John Armstrong, Jr. (by John Armstrong, Sr.)
There is a final scene relating to Mercer’s death that we can obtain from contemporary correspondence, and it is of John Armstrong, Jr., Mercer’s aide-de-camp being (rather unfairly) chastised by his father in a letter to George Washington for being in a state of disarray after the events of Princeton and its aftermath:
‘The Younger I shall take again with me to Camp-He was faulty in leaving it without waiting on you but the loss of his Patron and Cloaths forced him off for repairs intending not to come farther than where General Mercer lay…’.
Reference: “To George Washington from Brigadier General John Armstrong, 22 February 1777,” Founders Online,National Archives, last modified October 5, 2016, http://founders.archives.gov/documents/Washington/03-08-02-0438. [Original source: The Papers of George Washington, Revolutionary War Series, vol. 8, 6 January 1777 – 27 March 1777, ed.
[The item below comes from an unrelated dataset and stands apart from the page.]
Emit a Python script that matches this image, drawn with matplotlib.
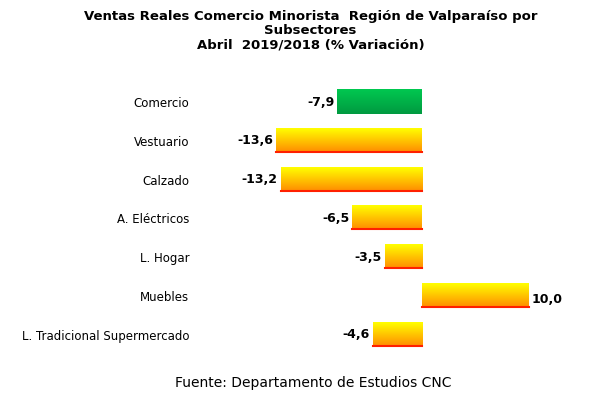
import numpy as np
import matplotlib.pyplot as plt
from matplotlib.colors import LinearSegmentedColormap

categorias = ['Comercio', 'Vestuario', 'Calzado', 'A. Eléctricos', 'L. Hogar',
              'Muebles', 'L. Tradicional Supermercado']
valores = [-7.9, -13.6, -13.2, -6.5, -3.5, 10.0, -4.6]
etiquetas = ['-7,9', '-13,6', '-13,2', '-6,5', '-3,5', '10,0', '-4,6']

W, H = 603, 407
fig = plt.figure(figsize=(W / 100, H / 100), dpi=100)
ax = fig.add_axes([210 / W, 1 - 355 / H, 350 / W, 270 / H])

naranja = LinearSegmentedColormap.from_list('n', ['#ffff00', '#ffc400', '#ff8800'])
verde = LinearSegmentedColormap.from_list('v', ['#00c850', '#009a40'])
grad = np.linspace(0, 1, 64).reshape(-1, 1)
h = 0.62
for i, v in enumerate(valores):
    x0, x1 = min(0, v), max(0, v)
    cmap = verde if i == 0 else naranja
    ax.imshow(grad, cmap=cmap, aspect='auto', origin='upper',
              extent=(x0, x1, i + h / 2, i - h / 2), zorder=2)
    if i != 0:
        ax.plot([x0, x1], [i + h / 2 - 0.03] * 2, color='#ff2000', lw=1.5, zorder=3)
    if v < 0:
        ax.text(v - 0.3, i, etiquetas[i], ha='right', va='center', fontsize=9,
                fontweight='bold')
    else:
        ax.text(v + 0.2, i + 0.1, etiquetas[i], ha='left', va='center', fontsize=9,
                fontweight='bold')

ax.set_xlim((210 - 422) / 10.7, (560 - 422) / 10.7)
ax.set_ylim(6.52, -0.44)
ax.set_yticks(range(len(categorias)))
ax.set_yticklabels(categorias, fontsize=8.5)
ax.tick_params(axis='y', length=0, pad=15)
ax.set_xticks([])
for s in ax.spines.values():
    s.set_visible(False)

fig.text(0.515, 1 - 10 / H, 'Ventas Reales Comercio Minorista  Región de Valparaíso por\nSubsectores\nAbril  2019/2018 (% Variación)',
         ha='center', va='top', fontsize=9.5, fontweight='bold', linespacing=1.15)
fig.text(0.52, 1 - 383 / H, 'Fuente: Departamento de Estudios CNC', ha='center',
         va='center', fontsize=10)

fig.savefig('out.png', dpi=100)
Frank E. Grizzard, Jr. Charlottesville: University Press of Virginia, 1998, pp. 405–408.]
Commemoration, Both Rapid and Delayed
Although Mercer’s monument was not erected until 1906, the decision to do so at some future point was made rather sooner. The following is an extract from Hancock’s letter of April 9th, 1777, to Washington detailing this:
‘It is with particular Pleasure I transmit the Resolution of Congress directing Monuments to be erected to the Memory of Major General Warren, and Brigadier General Mercer. Every Mark of Distinction shewn to those illustrious Men who offer uo their Lives for the Liberty and Happiness of Mankind, reflects the highest Honour upon those who pay the Tribute, and by holding up to others the Prospects of Fame and Immortality, will animate them to tread in the same Path.’
Reference: “To George Washington from John Hancock, 9 April 1777,” Founders Online,National Archives, last modified July 12, 2016, http://founders.archives.gov/documents/Washington/03-09-02-0100. [Original source: The Papers of George Washington, Revolutionary War Series, vol. 9, 28 March 1777 – 10 June 1777, ed. Philander D. Chase. Charlottesville: University Press of Virginia, 1999, pp. 98–99.]
On May 2nd, 1777, Nathanael Greene wrote on the subject of Mercer’s commemoration to John Adams:
‘[…] The Monuments you are erecting to the Memory of the great Heroes Montgomery, Warren and Mercer, will be a pleaseing circumstance to the Army in general and at the same time a piece of Justice due to the bravery of the unfortunate Generals. […]’
Reference: “To John Adams from Nathanael Greene, 2 May 1777,” Founders Online,National Archives, last modified October 5, 2016, http://founders.archives.gov/documents/Adams/06-05-02-0103. [Original source:The Adams Papers, Papers of John Adams, vol. 5,August 1776 – March 1778, ed. Robert J. Taylor. Cambridge, MA: Harvard University Press, 2006, pp. 171–173.]
Thanks
My warmest thanks to the St. Andrew’s Society of Philadelphia, and to all the readers.